(EXERCISE TASK) Starting with the first line of the data below, copy each line up to and including the one containing "dn0 = [0.006, 0.012, 0.017, 0.023, 0.030, 0.040, 0.052, 0.058]". Pictures stay out.

──────── RECORDED INFORMATION ────────

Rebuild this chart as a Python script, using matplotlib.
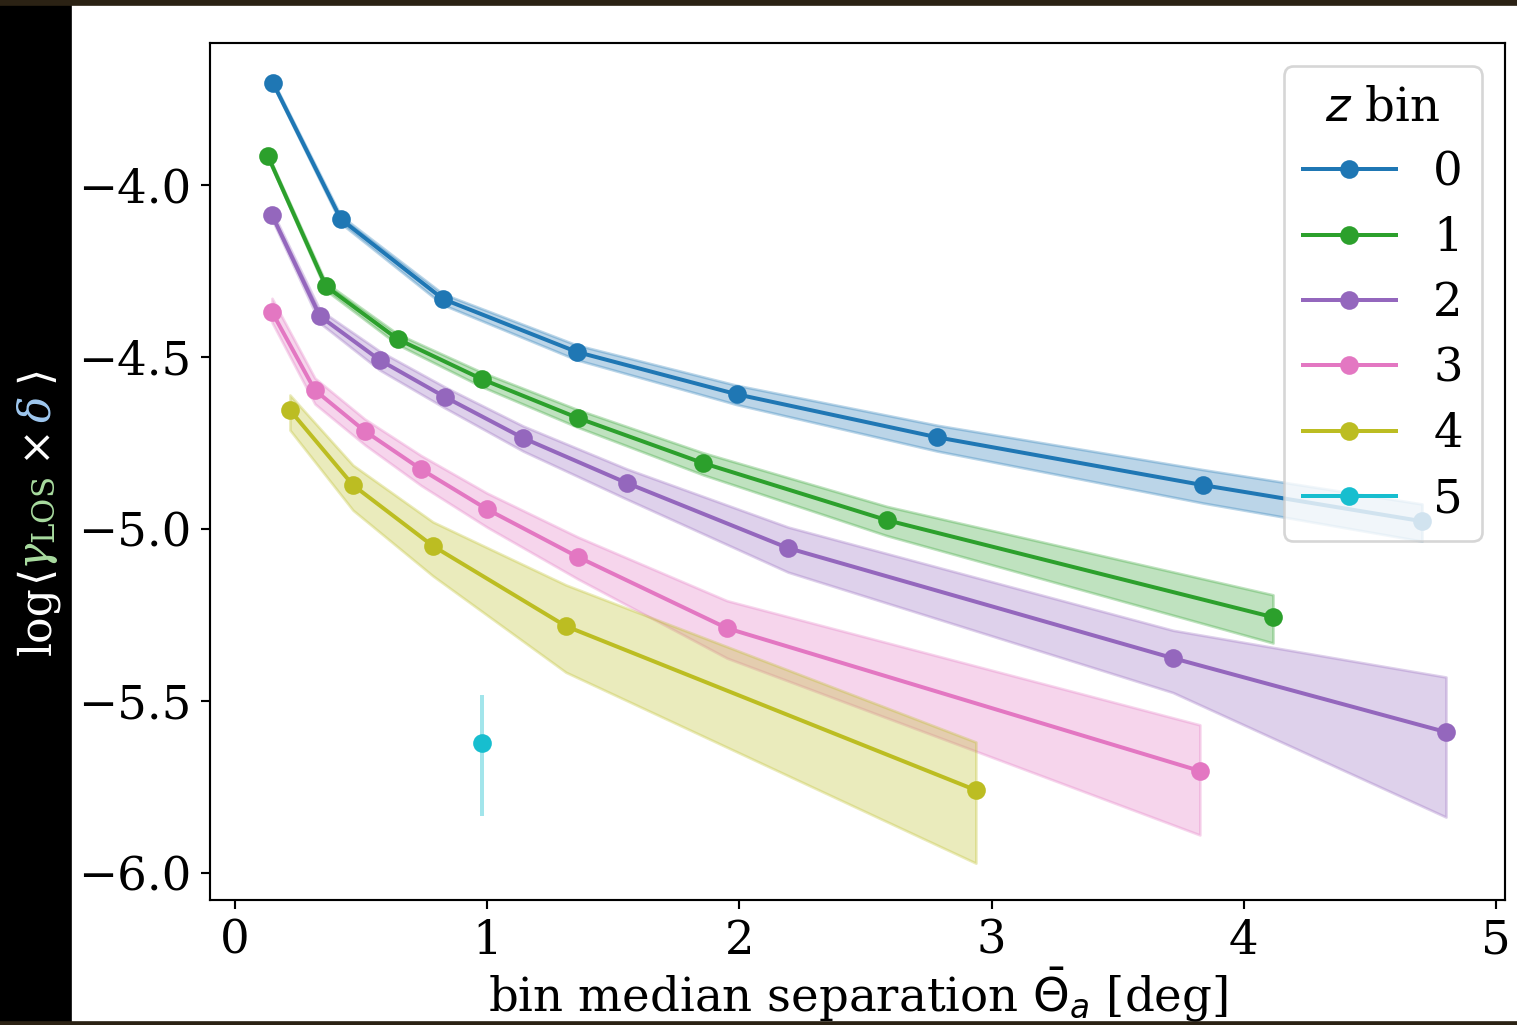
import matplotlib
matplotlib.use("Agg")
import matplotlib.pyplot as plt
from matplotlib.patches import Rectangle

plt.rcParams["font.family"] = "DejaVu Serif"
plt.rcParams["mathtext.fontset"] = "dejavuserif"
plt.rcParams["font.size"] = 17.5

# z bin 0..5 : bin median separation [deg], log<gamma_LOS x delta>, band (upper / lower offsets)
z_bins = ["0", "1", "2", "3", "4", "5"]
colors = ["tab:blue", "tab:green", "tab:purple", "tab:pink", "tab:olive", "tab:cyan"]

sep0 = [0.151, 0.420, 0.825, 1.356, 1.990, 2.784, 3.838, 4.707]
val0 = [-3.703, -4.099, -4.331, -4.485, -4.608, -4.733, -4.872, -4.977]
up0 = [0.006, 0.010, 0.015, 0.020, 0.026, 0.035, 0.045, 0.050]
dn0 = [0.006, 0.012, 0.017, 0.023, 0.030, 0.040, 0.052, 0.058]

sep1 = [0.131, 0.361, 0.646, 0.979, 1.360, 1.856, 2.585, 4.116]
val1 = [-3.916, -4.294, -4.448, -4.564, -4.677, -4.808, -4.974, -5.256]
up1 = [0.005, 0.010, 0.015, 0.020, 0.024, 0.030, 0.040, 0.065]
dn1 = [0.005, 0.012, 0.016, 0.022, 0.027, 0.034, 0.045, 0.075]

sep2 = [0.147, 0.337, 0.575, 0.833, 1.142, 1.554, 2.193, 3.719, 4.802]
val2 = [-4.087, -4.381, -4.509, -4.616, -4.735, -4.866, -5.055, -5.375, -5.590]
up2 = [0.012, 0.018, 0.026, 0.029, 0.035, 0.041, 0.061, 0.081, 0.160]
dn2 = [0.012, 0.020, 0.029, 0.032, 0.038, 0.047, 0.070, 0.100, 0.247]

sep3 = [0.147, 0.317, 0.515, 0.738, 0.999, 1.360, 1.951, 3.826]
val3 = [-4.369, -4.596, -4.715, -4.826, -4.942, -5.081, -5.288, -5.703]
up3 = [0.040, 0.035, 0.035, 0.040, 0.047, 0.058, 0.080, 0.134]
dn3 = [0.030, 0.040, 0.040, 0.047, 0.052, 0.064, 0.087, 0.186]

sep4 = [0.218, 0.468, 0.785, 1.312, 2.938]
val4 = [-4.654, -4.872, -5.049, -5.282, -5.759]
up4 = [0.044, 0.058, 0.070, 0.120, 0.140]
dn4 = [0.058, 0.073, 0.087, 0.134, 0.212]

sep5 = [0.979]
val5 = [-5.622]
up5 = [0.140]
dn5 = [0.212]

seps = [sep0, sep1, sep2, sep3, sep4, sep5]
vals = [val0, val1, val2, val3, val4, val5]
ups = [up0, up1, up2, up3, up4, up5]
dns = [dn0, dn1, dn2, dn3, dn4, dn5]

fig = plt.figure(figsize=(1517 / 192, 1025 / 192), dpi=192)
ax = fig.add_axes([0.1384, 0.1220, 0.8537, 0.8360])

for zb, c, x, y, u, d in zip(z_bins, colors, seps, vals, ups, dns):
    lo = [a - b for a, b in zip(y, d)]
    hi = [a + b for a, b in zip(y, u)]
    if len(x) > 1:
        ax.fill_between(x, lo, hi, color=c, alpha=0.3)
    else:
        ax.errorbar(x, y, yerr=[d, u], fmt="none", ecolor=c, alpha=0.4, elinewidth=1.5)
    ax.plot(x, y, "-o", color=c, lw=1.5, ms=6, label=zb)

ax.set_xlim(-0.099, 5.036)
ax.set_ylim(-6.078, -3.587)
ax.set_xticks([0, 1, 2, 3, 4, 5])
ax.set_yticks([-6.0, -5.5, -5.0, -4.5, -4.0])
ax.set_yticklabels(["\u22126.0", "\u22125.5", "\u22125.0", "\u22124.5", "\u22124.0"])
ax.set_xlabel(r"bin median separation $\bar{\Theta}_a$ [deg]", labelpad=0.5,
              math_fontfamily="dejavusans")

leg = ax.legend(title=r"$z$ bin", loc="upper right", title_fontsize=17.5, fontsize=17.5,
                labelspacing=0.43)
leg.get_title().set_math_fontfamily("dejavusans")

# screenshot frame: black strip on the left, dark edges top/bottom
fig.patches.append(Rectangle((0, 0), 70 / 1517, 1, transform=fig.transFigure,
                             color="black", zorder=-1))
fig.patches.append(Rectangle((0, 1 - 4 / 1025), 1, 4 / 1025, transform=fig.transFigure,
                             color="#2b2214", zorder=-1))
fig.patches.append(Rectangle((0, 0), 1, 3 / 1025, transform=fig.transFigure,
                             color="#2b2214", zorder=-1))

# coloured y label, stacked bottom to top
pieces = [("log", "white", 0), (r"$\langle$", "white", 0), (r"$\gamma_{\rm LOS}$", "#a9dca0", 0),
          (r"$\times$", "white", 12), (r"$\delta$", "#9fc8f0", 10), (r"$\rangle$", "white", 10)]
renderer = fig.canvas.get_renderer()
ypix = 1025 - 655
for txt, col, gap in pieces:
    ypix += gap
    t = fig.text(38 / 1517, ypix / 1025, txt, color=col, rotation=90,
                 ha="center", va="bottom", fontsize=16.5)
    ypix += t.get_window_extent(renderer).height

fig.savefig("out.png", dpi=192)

────────

(IN RESPONSE)
Rebuild this chart as a Python script, using matplotlib.
import matplotlib
matplotlib.use("Agg")
import matplotlib.pyplot as plt
from matplotlib.patches import Rectangle

plt.rcParams["font.family"] = "DejaVu Serif"
plt.rcParams["mathtext.fontset"] = "dejavuserif"
plt.rcParams["font.size"] = 17.5

# z bin 0..5 : bin median separation [deg], log<gamma_LOS x delta>, band (upper / lower offsets)
z_bins = ["0", "1", "2", "3", "4", "5"]
colors = ["tab:blue", "tab:green", "tab:purple", "tab:pink", "tab:olive", "tab:cyan"]

sep0 = [0.151, 0.420, 0.825, 1.356, 1.990, 2.784, 3.838, 4.707]
val0 = [-3.703, -4.099, -4.331, -4.485, -4.608, -4.733, -4.872, -4.977]
up0 = [0.006, 0.010, 0.015, 0.020, 0.026, 0.035, 0.045, 0.050]
dn0 = [0.006, 0.012, 0.017, 0.023, 0.030, 0.040, 0.052, 0.058]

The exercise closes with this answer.